Repeat the listing exactly as given, omitting every image.

════════════════

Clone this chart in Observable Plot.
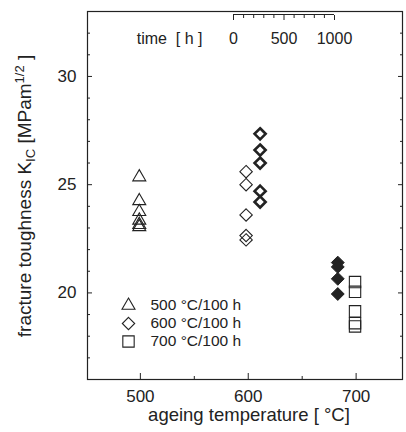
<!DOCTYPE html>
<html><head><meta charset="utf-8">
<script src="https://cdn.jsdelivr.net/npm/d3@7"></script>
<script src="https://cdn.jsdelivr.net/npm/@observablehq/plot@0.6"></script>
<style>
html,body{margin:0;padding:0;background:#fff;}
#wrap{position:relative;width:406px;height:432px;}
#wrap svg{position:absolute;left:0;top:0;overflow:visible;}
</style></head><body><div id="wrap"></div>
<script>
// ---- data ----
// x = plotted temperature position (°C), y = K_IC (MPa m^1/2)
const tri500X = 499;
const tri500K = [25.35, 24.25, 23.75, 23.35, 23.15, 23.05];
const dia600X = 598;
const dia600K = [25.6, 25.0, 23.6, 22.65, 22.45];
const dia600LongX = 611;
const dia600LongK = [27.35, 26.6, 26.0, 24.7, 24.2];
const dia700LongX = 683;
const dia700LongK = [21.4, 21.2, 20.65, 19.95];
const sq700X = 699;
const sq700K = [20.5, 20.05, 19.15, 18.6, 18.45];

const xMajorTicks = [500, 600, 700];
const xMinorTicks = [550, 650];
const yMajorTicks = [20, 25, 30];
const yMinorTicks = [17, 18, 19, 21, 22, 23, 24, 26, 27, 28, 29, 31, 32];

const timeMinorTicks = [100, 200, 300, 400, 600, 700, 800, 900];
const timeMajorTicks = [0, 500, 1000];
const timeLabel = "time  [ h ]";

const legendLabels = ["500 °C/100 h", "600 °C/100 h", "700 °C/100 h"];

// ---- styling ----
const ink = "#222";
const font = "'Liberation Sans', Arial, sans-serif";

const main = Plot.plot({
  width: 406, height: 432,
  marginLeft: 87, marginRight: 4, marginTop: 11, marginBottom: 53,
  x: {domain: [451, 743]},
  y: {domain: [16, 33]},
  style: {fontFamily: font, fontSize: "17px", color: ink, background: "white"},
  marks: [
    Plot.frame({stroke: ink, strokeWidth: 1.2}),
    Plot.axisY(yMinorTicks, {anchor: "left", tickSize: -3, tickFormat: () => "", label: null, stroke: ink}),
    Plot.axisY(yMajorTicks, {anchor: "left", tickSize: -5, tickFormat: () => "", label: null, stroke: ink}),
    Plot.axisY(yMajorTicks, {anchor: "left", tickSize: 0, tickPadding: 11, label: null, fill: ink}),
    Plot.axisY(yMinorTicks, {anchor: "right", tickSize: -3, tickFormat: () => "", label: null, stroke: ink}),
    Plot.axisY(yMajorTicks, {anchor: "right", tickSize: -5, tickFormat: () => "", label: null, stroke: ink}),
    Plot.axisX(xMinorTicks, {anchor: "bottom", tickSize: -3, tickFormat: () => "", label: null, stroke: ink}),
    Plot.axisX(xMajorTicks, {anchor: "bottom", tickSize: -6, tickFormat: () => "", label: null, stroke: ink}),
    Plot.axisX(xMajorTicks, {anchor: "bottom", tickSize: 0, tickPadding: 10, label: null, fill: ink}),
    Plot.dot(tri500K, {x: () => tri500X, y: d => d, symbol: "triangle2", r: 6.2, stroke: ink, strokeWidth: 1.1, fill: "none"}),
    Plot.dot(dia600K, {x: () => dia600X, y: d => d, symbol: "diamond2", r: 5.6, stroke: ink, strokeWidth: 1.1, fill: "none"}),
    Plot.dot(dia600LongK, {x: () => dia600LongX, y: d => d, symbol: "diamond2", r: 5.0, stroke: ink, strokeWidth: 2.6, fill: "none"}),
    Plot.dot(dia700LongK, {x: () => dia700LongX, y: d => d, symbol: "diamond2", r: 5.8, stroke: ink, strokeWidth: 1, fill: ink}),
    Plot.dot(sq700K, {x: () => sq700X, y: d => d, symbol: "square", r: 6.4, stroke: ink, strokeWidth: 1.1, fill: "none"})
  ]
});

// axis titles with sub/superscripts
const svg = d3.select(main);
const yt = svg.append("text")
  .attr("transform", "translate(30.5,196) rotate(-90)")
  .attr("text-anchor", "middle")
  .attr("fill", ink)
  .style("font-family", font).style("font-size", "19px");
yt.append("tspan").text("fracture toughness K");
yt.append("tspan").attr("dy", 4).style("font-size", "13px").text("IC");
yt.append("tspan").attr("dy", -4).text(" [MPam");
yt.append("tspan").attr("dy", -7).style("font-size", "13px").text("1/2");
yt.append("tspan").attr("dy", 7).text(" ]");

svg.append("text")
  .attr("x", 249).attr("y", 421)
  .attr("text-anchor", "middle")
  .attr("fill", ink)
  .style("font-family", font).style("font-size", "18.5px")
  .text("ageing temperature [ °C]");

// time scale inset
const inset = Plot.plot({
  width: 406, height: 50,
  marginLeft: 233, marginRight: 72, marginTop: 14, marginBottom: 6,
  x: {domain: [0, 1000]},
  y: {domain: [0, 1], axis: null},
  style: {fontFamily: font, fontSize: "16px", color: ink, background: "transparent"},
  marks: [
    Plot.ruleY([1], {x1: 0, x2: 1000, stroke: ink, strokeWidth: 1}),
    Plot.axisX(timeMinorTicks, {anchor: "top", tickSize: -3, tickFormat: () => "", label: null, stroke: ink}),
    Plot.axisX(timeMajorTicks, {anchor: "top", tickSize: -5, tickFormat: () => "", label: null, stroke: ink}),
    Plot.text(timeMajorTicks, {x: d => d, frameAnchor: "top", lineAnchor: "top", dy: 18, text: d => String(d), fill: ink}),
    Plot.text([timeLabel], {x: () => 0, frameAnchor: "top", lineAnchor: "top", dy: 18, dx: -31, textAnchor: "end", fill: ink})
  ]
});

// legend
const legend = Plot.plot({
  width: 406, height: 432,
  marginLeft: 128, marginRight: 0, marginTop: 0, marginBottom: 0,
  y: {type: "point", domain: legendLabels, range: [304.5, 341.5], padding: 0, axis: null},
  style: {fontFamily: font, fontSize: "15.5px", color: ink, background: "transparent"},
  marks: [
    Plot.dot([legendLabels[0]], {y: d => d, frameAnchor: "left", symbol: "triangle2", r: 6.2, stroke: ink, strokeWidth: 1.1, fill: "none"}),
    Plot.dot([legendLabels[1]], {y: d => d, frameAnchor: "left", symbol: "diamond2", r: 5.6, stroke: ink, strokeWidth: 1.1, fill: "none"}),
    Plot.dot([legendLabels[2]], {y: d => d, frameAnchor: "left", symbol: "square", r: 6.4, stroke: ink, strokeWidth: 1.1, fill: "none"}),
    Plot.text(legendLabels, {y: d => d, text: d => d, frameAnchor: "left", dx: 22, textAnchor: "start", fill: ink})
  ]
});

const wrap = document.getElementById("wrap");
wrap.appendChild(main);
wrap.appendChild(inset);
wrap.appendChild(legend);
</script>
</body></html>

════════════════

_Task response:_
Clone this chart in Observable Plot.
<!DOCTYPE html>
<html><head><meta charset="utf-8">
<script src="https://cdn.jsdelivr.net/npm/d3@7"></script>
<script src="https://cdn.jsdelivr.net/npm/@observablehq/plot@0.6"></script>
<style>
html,body{margin:0;padding:0;background:#fff;}
#wrap{position:relative;width:406px;height:432px;}
#wrap svg{position:absolute;left:0;top:0;overflow:visible;}
</style></head><body><div id="wrap"></div>
<script>
// ---- data ----
// x = plotted temperature position (°C), y = K_IC (MPa m^1/2)
const tri500X = 499;
const tri500K = [25.35, 24.25, 23.75, 23.35, 23.15, 23.05];
const dia600X = 598;
const dia600K = [25.6, 25.0, 23.6, 22.65, 22.45];
const dia600LongX = 611;
const dia600LongK = [27.35, 26.6, 26.0, 24.7, 24.2];
const dia700LongX = 683;
const dia700LongK = [21.4, 21.2, 20.65, 19.95];
const sq700X = 699;
const sq700K = [20.5, 20.05, 19.15, 18.6, 18.45];

const xMajorTicks = [500, 600, 700];
const xMinorTicks = [550, 650];
const yMajorTicks = [20, 25, 30];
const yMinorTicks = [17, 18, 19, 21, 22, 23, 24, 26, 27, 28, 29, 31, 32];

const timeMinorTicks = [100, 200, 300, 400, 600, 700, 800, 900];
const timeMajorTicks = [0, 500, 1000];
const timeLabel = "time  [ h ]";

const legendLabels = ["500 °C/100 h", "600 °C/100 h", "700 °C/100 h"];

// ---- styling ----
const ink = "#222";
const font = "'Liberation Sans', Arial, sans-serif";

const main = Plot.plot({
  width: 406, height: 432,
  marginLeft: 87, marginRight: 4, marginTop: 11, marginBottom: 53,
  x: {domain: [451, 743]},
  y: {domain: [16, 33]},
  style: {fontFamily: font, fontSize: "17px", color: ink, background: "white"},
  marks: [
    Plot.frame({stroke: ink, strokeWidth: 1.2}),
    Plot.axisY(yMinorTicks, {anchor: "left", tickSize: -3, tickFormat: () => "", label: null, stroke: ink}),
    Plot.axisY(yMajorTicks, {anchor: "left", tickSize: -5, tickFormat: () => "", label: null, stroke: ink}),
    Plot.axisY(yMajorTicks, {anchor: "left", tickSize: 0, tickPadding: 11, label: null, fill: ink}),
    Plot.axisY(yMinorTicks, {anchor: "right", tickSize: -3, tickFormat: () => "", label: null, stroke: ink}),
    Plot.axisY(yMajorTicks, {anchor: "right", tickSize: -5, tickFormat: () => "", label: null, stroke: ink}),
    Plot.axisX(xMinorTicks, {anchor: "bottom", tickSize: -3, tickFormat: () => "", label: null, stroke: ink}),
    Plot.axisX(xMajorTicks, {anchor: "bottom", tickSize: -6, tickFormat: () => "", label: null, stroke: ink}),
    Plot.axisX(xMajorTicks, {anchor: "bottom", tickSize: 0, tickPadding: 10, label: null, fill: ink}),
    Plot.dot(tri500K, {x: () => tri500X, y: d => d, symbol: "triangle2", r: 6.2, stroke: ink, strokeWidth: 1.1, fill: "none"}),
    Plot.dot(dia600K, {x: () => dia600X, y: d => d, symbol: "diamond2", r: 5.6, stroke: ink, strokeWidth: 1.1, fill: "none"}),
    Plot.dot(dia600LongK, {x: () => dia600LongX, y: d => d, symbol: "diamond2", r: 5.0, stroke: ink, strokeWidth: 2.6, fill: "none"}),
    Plot.dot(dia700LongK, {x: () => dia700LongX, y: d => d, symbol: "diamond2", r: 5.8, stroke: ink, strokeWidth: 1, fill: ink}),
    Plot.dot(sq700K, {x: () => sq700X, y: d => d, symbol: "square", r: 6.4, stroke: ink, strokeWidth: 1.1, fill: "none"})
  ]
});

// axis titles with sub/superscripts
const svg = d3.select(main);
const yt = svg.append("text")
  .attr("transform", "translate(30.5,196) rotate(-90)")
  .attr("text-anchor", "middle")
  .attr("fill", ink)
  .style("font-family", font).style("font-size", "19px");
yt.append("tspan").text("fracture toughness K");
yt.append("tspan").attr("dy", 4).style("font-size", "13px").text("IC");
yt.append("tspan").attr("dy", -4).text(" [MPam");
yt.append("tspan").attr("dy", -7).style("font-size", "13px").text("1/2");
yt.append("tspan").attr("dy", 7).text(" ]");

svg.append("text")
  .attr("x", 249).attr("y", 421)
  .attr("text-anchor", "middle")
  .attr("fill", ink)
  .style("font-family", font).style("font-size", "18.5px")
  .text("ageing temperature [ °C]");

// time scale inset
const inset = Plot.plot({
  width: 406, height: 50,
  marginLeft: 233, marginRight: 72, marginTop: 14, marginBottom: 6,
  x: {domain: [0, 1000]},
  y: {domain: [0, 1], axis: null},
  style: {fontFamily: font, fontSize: "16px", color: ink, background: "transparent"},
  marks: [
    Plot.ruleY([1], {x1: 0, x2: 1000, stroke: ink, strokeWidth: 1}),
    Plot.axisX(timeMinorTicks, {anchor: "top", tickSize: -3, tickFormat: () => "", label: null, stroke: ink}),
    Plot.axisX(timeMajorTicks, {anchor: "top", tickSize: -5, tickFormat: () => "", label: null, stroke: ink}),
    Plot.text(timeMajorTicks, {x: d => d, frameAnchor: "top", lineAnchor: "top", dy: 18, text: d => String(d), fill: ink}),
    Plot.text([timeLabel], {x: () => 0, frameAnchor: "top", lineAnchor: "top", dy: 18, dx: -31, textAnchor: "end", fill: ink})
  ]
});

// legend
const legend = Plot.plot({
  width: 406, height: 432,
  marginLeft: 128, marginRight: 0, marginTop: 0, marginBottom: 0,
  y: {type: "point", domain: legendLabels, range: [304.5, 341.5], padding: 0, axis: null},
  style: {fontFamily: font, fontSize: "15.5px", color: ink, background: "transparent"},
  marks: [
    Plot.dot([legendLabels[0]], {y: d => d, frameAnchor: "left", symbol: "triangle2", r: 6.2, stroke: ink, strokeWidth: 1.1, fill: "none"}),
    Plot.dot([legendLabels[1]], {y: d => d, frameAnchor: "left", symbol: "diamond2", r: 5.6, stroke: ink, strokeWidth: 1.1, fill: "none"}),
    Plot.dot([legendLabels[2]], {y: d => d, frameAnchor: "left", symbol: "square", r: 6.4, stroke: ink, strokeWidth: 1.1, fill: "none"}),
    Plot.text(legendLabels, {y: d => d, text: d => d, frameAnchor: "left", dx: 22, textAnchor: "start", fill: ink})
  ]
});

const wrap = document.getElementById("wrap");
wrap.appendChild(main);
wrap.appendChild(inset);
wrap.appendChild(legend);
</script>
</body></html>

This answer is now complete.